**Supplied data:**
_ _ _ _ _ _ _

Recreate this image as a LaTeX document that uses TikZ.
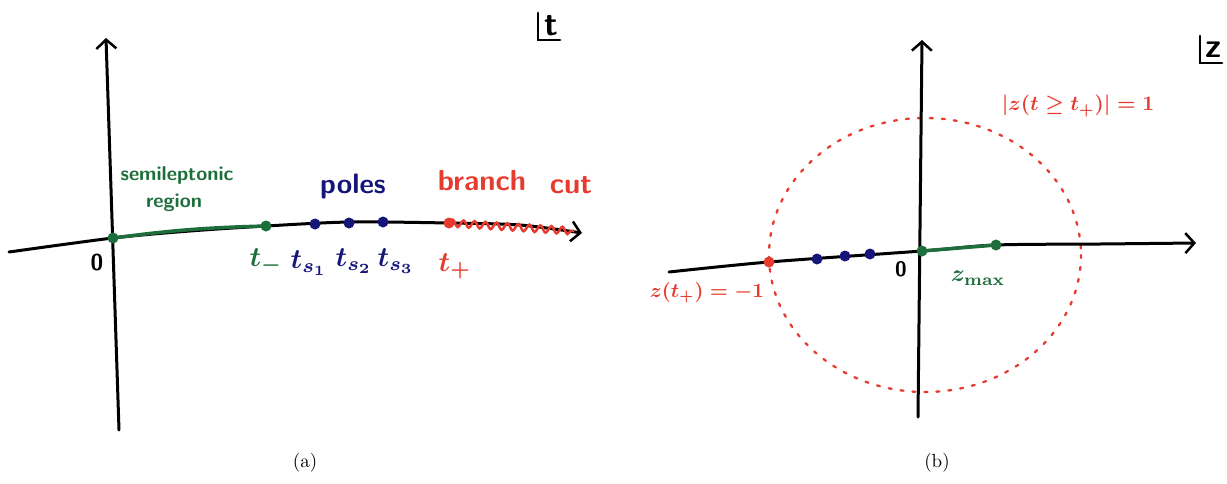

_ _ _ _ _ _ _

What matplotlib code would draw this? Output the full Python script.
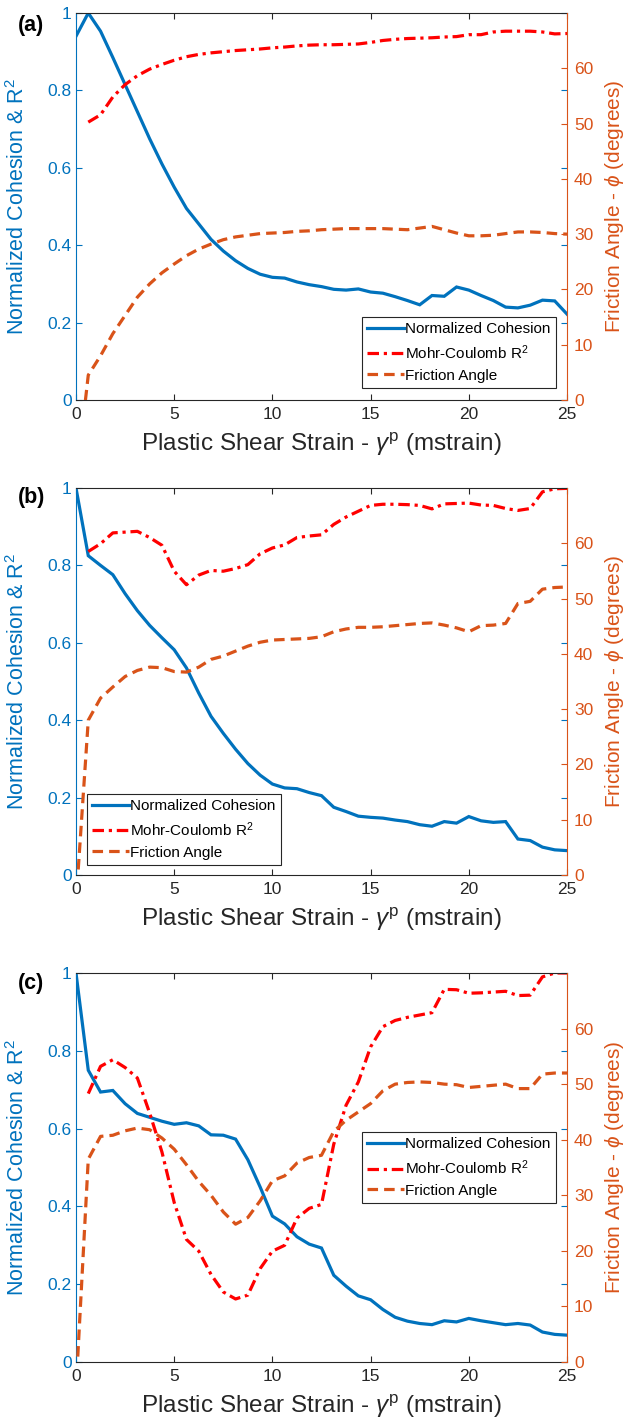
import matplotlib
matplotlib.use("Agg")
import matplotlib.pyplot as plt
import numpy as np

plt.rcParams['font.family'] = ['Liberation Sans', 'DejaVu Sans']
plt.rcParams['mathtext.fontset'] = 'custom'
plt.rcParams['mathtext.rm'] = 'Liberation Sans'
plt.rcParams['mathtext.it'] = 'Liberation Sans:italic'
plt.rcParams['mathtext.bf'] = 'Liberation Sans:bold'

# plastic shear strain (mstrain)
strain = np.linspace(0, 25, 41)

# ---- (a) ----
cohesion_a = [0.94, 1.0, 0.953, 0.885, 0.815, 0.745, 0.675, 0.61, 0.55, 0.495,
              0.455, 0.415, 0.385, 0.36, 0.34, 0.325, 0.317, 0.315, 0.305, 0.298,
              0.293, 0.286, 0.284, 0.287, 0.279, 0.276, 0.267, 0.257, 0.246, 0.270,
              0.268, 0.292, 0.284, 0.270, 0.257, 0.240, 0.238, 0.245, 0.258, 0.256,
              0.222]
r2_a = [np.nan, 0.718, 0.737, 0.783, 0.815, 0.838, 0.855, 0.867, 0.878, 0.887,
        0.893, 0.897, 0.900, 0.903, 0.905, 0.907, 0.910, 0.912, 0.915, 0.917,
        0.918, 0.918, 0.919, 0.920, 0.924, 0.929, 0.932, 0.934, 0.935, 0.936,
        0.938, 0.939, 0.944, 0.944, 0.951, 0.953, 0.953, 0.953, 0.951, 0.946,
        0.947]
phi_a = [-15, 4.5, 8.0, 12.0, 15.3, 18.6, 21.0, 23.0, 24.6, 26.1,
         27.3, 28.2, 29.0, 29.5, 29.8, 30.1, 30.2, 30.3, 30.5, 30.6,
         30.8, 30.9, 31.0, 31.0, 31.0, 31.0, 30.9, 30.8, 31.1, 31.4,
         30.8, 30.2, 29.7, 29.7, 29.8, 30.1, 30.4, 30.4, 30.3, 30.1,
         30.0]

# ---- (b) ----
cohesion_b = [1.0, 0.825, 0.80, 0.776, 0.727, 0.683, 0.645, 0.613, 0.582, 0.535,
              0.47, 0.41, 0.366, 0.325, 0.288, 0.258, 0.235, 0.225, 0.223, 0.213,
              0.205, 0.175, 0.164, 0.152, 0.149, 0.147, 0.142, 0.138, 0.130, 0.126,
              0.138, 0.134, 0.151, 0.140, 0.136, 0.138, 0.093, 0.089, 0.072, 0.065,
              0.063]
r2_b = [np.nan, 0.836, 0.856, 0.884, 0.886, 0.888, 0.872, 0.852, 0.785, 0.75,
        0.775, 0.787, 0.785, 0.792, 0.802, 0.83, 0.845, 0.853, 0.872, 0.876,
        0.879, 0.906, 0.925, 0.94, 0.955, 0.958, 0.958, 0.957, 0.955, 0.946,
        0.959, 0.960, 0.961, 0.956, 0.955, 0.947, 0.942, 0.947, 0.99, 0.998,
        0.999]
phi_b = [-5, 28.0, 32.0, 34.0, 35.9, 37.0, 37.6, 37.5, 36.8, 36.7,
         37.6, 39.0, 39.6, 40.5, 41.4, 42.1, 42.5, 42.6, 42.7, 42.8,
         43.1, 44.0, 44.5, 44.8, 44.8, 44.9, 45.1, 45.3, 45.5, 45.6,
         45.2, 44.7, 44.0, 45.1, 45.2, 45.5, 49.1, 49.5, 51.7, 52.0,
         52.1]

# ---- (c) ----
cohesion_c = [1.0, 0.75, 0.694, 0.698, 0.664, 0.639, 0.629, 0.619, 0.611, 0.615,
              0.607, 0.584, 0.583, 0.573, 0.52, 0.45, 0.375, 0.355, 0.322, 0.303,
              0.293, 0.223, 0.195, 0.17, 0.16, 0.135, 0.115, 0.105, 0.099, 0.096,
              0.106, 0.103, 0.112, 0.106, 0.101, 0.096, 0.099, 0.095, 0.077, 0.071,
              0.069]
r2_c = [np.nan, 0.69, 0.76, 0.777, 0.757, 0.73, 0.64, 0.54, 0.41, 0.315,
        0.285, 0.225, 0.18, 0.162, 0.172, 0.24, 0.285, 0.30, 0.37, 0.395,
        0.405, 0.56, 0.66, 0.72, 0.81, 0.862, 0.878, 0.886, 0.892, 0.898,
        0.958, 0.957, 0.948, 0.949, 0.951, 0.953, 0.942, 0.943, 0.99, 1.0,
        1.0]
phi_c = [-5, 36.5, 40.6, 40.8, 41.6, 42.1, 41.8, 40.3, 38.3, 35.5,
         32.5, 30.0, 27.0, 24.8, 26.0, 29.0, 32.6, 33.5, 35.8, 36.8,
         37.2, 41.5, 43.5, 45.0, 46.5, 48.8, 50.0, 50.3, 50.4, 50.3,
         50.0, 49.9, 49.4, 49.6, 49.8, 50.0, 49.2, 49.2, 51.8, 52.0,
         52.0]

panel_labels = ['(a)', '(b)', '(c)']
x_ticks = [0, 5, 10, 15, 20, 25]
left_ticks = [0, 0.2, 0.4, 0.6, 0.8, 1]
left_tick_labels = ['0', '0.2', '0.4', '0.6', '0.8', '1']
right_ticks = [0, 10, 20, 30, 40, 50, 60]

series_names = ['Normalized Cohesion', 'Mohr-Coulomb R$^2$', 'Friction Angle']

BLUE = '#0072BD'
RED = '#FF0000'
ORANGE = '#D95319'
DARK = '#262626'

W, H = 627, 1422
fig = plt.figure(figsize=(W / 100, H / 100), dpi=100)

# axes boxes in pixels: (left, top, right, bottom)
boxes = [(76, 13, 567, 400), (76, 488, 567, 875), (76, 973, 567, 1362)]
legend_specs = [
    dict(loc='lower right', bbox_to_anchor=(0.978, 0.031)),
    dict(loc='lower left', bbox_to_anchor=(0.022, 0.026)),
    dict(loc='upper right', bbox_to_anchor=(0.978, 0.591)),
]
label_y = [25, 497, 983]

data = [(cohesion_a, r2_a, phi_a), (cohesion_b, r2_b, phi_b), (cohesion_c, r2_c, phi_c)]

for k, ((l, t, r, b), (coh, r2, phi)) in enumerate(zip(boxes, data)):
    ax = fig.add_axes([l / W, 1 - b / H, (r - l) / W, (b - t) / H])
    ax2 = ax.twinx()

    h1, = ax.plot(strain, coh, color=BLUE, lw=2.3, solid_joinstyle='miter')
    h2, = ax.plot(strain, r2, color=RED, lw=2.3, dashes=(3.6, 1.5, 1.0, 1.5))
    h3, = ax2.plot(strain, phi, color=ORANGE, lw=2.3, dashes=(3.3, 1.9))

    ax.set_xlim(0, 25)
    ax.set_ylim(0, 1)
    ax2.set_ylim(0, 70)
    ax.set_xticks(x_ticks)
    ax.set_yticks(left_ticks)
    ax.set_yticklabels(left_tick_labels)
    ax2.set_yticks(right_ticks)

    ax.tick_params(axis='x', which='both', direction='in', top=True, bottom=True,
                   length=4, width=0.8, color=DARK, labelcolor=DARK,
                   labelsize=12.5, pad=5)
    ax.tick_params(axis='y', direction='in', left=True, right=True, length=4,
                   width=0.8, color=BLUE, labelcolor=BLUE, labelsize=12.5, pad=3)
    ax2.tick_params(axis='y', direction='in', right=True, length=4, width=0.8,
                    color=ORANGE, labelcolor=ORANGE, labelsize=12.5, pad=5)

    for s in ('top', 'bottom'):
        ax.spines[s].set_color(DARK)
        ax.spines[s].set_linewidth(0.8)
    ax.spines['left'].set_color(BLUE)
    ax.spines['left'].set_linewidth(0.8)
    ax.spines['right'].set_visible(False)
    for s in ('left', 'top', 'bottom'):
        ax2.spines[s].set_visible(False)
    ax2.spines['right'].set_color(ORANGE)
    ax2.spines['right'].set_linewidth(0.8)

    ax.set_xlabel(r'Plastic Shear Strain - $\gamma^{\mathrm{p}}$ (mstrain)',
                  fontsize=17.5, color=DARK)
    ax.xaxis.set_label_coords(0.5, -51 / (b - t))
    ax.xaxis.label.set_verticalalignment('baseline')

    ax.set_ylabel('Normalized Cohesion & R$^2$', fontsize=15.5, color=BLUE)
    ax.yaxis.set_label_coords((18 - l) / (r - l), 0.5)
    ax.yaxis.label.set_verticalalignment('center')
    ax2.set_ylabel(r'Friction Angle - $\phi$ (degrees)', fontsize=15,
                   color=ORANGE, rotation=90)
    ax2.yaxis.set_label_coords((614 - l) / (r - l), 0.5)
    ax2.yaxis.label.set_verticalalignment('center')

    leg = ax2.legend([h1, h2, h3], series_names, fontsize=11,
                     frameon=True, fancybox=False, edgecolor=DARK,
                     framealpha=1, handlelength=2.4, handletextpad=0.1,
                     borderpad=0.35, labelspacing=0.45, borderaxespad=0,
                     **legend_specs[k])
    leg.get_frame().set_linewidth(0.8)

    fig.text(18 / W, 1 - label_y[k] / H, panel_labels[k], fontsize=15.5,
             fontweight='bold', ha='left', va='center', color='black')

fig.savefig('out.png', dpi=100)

_ _ _ _ _ _ _

**Exercise aim:**
Without the pictures, write out exactly the lines from the one that has "What matplotlib code" down to the one that has "import numpy as np", both included.

**The answer:**
What matplotlib code would draw this? Output the full Python script.
import matplotlib
matplotlib.use("Agg")
import matplotlib.pyplot as plt
import numpy as np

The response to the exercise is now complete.